La idea de quitarse vida no era en absoluto nueva para
el escritor: lo había intentado sin éxito en variadas ocasiones. Profundos
traumas personales, una fuerte dependencia del alcohol, y desórdenes psíquicos
que fueron empeorando a lo largo del tiempo, hicieron que el deseo de muerte
ocupara un lugar preponderante en los pensamientos de Dazai. Esta obsesión con
el suicidio se fusiona en su ficción literaria con un agudo e irónico sentido
de crítica a la sociedad, otorgándole un carácter inseparable de lo
autobiográfico.
Nacido con el nombre de Shuji Tsushima en 1909 en una
pequeña ciudad de Aomori en el norte de Japón, Dazai fue el décimo de once
hermanos de una familia acomodada. Su padre se encontraba a menudo fuera de la
casa y su madre sufría problemas de salud crónicos, con lo cual el niño fue
criado por tías y sirvientes. Su afición por las letras comenzó desde pequeño y
en 1930 decidió ingresar al departamento de Literatura Francesa de la
Universidad Imperial de Tokio.
Su paso inconcluso por la academia estuvo permeado del
tumultuoso estado de cosas de la época y de sí mismo. Dazai se sintió
fuertemente atraído por los ideales del marxismo y por el incipiente Partido
Comunista de Japón, y a menudo manifestó su sentido de culpa por “haber nacido
en la clase social equivocada”. Durante esta etapa temprana escribió una
cantidad de cuentos cortos, y la experiencia adquirida a través del paradigma
comunista se haría patente a lo largo de su carrera.

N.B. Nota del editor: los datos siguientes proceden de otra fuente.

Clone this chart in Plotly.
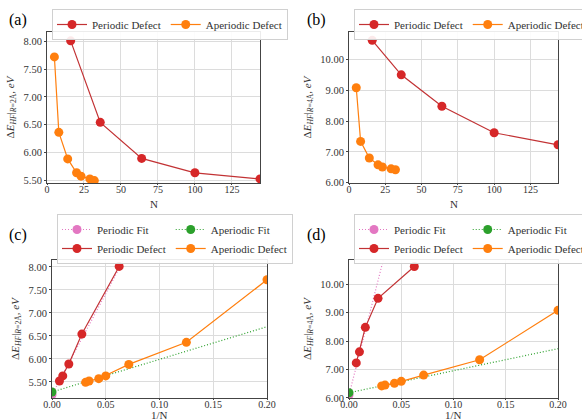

Un posterior período de relativa calma llegaría cuando
Dazai contrajo matrimonio con Machiko Ishihara en 1939. Fue durante estos años
que escribió dos novelas enormemente exitosas tituladas El Ocaso (Shayo,
1947) e Indigno de ser humano (Ningen Shikkaku, 1948). Ambas
obras expresan el profundo pesimismo del autor y su visión decadente del ser
humano; las hondas heridas de una sociedad golpeada por la posguerra dejaban al
desnudo la crisis de identidad y de valores de una cultura que parecía
condenada inexorablemente a la autodestrucción.
Si bien Montse Watkins ha traducido al español las
novelas arriba mencionadas, no disponemos aún de versiones en nuestra lengua
del resto de los trabajos llevados a cabo por Osamu Dazai. Esta nueva
traducción de un cuento corto titulado Esperando (Matsu,
1954) es apenas una colaboración a una tarea todavía por emprenderse.